Here are a group of kids from a Montessori school checking out their artistic handy work.

Apparently there is currently a popular artistic movement that encourages doodling and some of the resulting work is quite amazing. Just search doodles on Flikr! You'll be amazed at the art people have posted.

One self proclaimed doodler I found on Flikr is Margaret Storer-Roche'. Her work is amazing and she obviously has a lot of natural talent. Her doodles range from totally abstract to providing little commentaries on moments in her life.

She has turned these doodles into cards on her website / blog Water Blossoms

She seems to like hearts and has a whole series of these heart shaped images.

She uses colored pens, black pens, pencil, and watercolor.

I love this image and the vibrant color. She often incorporates little statements or quotes into her drawings. I think I see a Mary Emerling influence here.

Here are a couple of examples using a variation in pen colors.

I love the message here :: Simplify ::

Check out her blog for more inspiration !


niartist said...

these are so beautiful! I'd have them framed and put on walls. I'm a sucker for pen and ink art.

Lauren said...

They really are beautiful. I wish my doodles were pretty... they're totally not :)

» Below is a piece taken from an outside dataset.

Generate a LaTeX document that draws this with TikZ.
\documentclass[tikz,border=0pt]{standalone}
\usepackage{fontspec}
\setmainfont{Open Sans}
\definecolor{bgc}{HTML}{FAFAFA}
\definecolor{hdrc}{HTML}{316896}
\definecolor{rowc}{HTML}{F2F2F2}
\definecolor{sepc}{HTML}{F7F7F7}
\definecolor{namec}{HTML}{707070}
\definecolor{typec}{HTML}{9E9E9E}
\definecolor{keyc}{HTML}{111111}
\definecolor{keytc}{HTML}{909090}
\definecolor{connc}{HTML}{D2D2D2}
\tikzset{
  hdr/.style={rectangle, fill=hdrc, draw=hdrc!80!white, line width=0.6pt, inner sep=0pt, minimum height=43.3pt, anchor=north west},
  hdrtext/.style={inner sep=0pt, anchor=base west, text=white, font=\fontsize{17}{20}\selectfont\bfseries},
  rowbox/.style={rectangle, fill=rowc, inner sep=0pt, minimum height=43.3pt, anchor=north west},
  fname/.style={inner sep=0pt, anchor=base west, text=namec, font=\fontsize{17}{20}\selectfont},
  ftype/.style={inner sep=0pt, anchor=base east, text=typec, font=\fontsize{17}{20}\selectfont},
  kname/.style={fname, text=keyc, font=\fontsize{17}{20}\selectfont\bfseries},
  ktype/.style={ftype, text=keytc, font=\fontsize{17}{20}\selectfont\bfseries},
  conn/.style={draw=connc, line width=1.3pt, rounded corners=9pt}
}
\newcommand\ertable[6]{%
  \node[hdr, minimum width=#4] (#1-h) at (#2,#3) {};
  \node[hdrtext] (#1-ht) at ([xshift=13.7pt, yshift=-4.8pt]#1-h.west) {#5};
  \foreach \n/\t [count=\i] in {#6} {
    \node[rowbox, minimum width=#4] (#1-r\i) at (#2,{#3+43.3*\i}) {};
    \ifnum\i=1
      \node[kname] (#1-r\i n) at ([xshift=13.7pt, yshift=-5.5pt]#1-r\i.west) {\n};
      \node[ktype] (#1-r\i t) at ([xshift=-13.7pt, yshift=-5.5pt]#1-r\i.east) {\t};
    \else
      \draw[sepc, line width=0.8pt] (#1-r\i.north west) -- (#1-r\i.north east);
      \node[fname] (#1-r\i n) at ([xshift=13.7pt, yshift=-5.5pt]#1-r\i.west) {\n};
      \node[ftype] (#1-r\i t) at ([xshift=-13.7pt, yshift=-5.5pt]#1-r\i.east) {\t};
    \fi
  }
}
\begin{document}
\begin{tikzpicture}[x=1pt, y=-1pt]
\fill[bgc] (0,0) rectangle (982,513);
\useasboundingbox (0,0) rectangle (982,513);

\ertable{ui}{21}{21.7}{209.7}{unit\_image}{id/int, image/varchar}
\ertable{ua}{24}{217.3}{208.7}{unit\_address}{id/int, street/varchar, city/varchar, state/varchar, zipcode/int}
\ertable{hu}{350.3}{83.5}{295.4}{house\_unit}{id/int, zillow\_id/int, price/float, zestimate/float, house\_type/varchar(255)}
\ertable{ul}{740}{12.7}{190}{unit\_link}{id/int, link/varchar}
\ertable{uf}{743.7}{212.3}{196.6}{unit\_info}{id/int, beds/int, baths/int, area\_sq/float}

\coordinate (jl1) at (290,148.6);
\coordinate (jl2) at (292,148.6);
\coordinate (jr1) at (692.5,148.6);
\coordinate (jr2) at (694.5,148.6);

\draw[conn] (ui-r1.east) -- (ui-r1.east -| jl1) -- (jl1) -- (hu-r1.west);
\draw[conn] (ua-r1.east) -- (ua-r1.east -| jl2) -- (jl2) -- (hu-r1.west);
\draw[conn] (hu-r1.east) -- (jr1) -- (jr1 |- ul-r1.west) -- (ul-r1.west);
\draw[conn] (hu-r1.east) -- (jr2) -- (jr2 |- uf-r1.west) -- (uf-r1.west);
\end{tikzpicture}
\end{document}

Really interesting info & thanks for sharing!!

Sanity Fair said...

An interesting thought. I remember coming across a book called Presidential Doodles - very thought provoking (and sometimes scary) to see where presidential minds wandered :)

Tricia - Avolli said...

Some of the most intimidating doodles I've ever seen...just beautiful and nothing even close has ever come from my jealous.

Tricia - Avolli

Anonymous said...

Thank you for doodling! :-) I have to keep scrap paper around me at all times to keep from getting ink all over important papers...
But in all seriousness- I love that you took the time to point out that doodling is healthy - the pictures are gorgeous, and even more: I love the fact that more people are recognizing the importance of uninhibited and unstructured creative expression!!!!